Owning a dog is a major responsibility. In addition to buying material things such as food, medicine and toys, dogs need other plans in place to protect their well-being. This is where dog liability insurance comes in. Known mostly for protecting owners against legal repercussions that could happen after a dog attack, dog liability insurance protects you from financial responsibility if your dog injures a person, another dog, or causes property damage. While it may seem like an added cost to an already pricey playmate, having dog liability insurance can save you from future financial hardship.
What Does Dog Liability Insurance Cover?
Dog liability insurance helps to pay for any property damage or medical bills that result from a dog’s action. For example, this can include medical costs related to a fall caused by a loose dog that resulted in a broken arm. According to a Richmond personal injury attorney, “Accidents that lead to broken bones can occur out of the blue and almost always have an impact on [their] health for years to come.” In addition to medical costs, liability insurance can also cover damages done to another person’s property such as a destroyed fence.

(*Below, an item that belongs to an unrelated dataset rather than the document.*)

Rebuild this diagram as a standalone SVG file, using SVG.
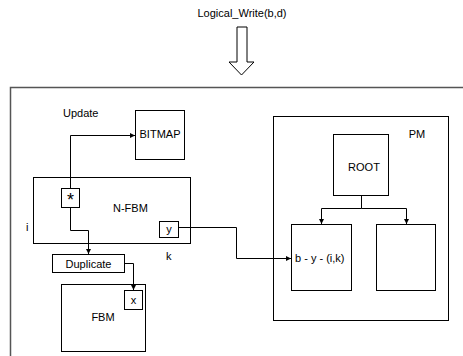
<svg xmlns="http://www.w3.org/2000/svg" width="463" height="356" viewBox="0 0 463 356">
<style>
.b{fill:#fff;stroke:#000;stroke-width:1}
.t{font-family:"Liberation Sans",Arial,sans-serif;font-size:11px;fill:#000}
.c{fill:none;stroke:#000;stroke-width:1}
</style>
<defs>
<marker id="a" viewBox="0 0 6 6" refX="6" refY="3" markerWidth="5" markerHeight="5" orient="auto" markerUnits="userSpaceOnUse">
<path d="M0,0L6,3L0,6z" fill="#000"/>
</marker>
</defs>
<rect width="463" height="356" fill="#fff"/>
<text class="t" x="242" y="17" text-anchor="middle">Logical_Write(b,d)</text>
<g id="bigarrow">
<path d="M237,27H247V62H254L241.5,75L229,62H237Z" fill="#fff" stroke="#000" stroke-width="1"/>
</g>
<g id="frame">
<path d="M10.5,356V87.5H463" fill="none" stroke="#555" stroke-width="1.5"/>
</g>
<text class="t" x="63" y="117">Update</text>
<g id="bitmap">
<rect class="b" x="135.5" y="110.5" width="49" height="49"/>
<text class="t" x="160" y="138" text-anchor="middle">BITMAP</text>
</g>
<g id="nfbm">
<rect class="b" x="33.5" y="177.5" width="157" height="66"/>
<text class="t" x="113" y="212">N-FBM</text>
</g>
<g id="star">
<rect class="b" x="61.5" y="188.5" width="18" height="19"/>
<text class="t" x="70.5" y="206" text-anchor="middle" style="font-size:18px">*</text>
</g>
<g id="ybox">
<rect class="b" x="159.5" y="221.5" width="19" height="16"/>
<text class="t" x="169" y="233" text-anchor="middle">y</text>
</g>
<text class="t" x="26" y="231">i</text>
<text class="t" x="166" y="260">k</text>
<g id="duplicate">
<rect class="b" x="52.5" y="254.5" width="72" height="18"/>
<text class="t" x="88.5" y="267.5" text-anchor="middle">Duplicate</text>
</g>
<g id="fbm">
<rect class="b" x="61.5" y="284.5" width="84" height="67"/>
<text class="t" x="103" y="321" text-anchor="middle">FBM</text>
</g>
<g id="xbox">
<rect class="b" x="124.5" y="290.5" width="18" height="19"/>
<text class="t" x="133.5" y="304" text-anchor="middle">x</text>
</g>
<g id="pm">
<rect class="b" x="273.5" y="116.5" width="175" height="204"/>
<text class="t" x="417" y="138" text-anchor="middle">PM</text>
</g>
<g id="root">
<rect class="b" x="333.5" y="134.5" width="55" height="61"/>
<text class="t" x="364" y="171" text-anchor="middle">ROOT</text>
</g>
<g id="leftchild">
<rect class="b" x="291.5" y="224.5" width="60" height="66"/>
<text class="t" x="295" y="262">b - y - (i,k)</text>
</g>
<g id="rightchild">
<rect class="b" x="376.5" y="224.5" width="59" height="66"/>
</g>
<g id="connectors">
<path class="c" d="M70.5,188V135.5H135" marker-end="url(#a)"/>
<path class="c" d="M70.5,208V230.5H88.5V254" marker-end="url(#a)"/>
<path class="c" d="M124.5,263.5H133.5V290" marker-end="url(#a)"/>
<path class="c" d="M178.5,227.5H236.5V258.5H291" marker-end="url(#a)"/>
<path class="c" d="M361.5,196V208.5H321.5V224" marker-end="url(#a)"/>
<path class="c" d="M361.5,208.5H406.5V224" marker-end="url(#a)"/>
</g>
</svg>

Why Would I Be Denied Dog Liability Insurance?
While denial for dog liability coverage is rare, it can happen. The most common reasons include the breed of the dog and the dog’s history of aggressive behavior and attacks. After an attack, the future insurance premium can increase and the insurance company can refuse to renew the policy. As for breeds, some animals are known to be more aggressive than others and are more likely to engage in dangerous behavior.
Which Dogs do Insurance Companies Consider Dangerous?
Even if a dog has been with an owner since it was a puppy and has never displayed aggressive behavior, there are certain breeds that are considered dangerous. In addition to being denied liability insurance, a dog can also be banned from attending certain dog camps or schools, as well as being denied residency in certain apartment communities or areas.
The 10 dog breeds that are commonly blacklisted include:
- Staffordshire Terriers
- Pittbull Terriers
- German Shepherds
- Presa Canarios
- Doberman Pinschers
- Cane Corsos
- Alaskan Malamutes
Caring for a dog is much more than just playing fetch or taking it for walks. It’s important to take the necessary precautions to protect both yourself and your dog from the outside world. If you’re considering adopting a furry friend to add to your family, be sure to do some research about dog liability insurance before you bring the dog home.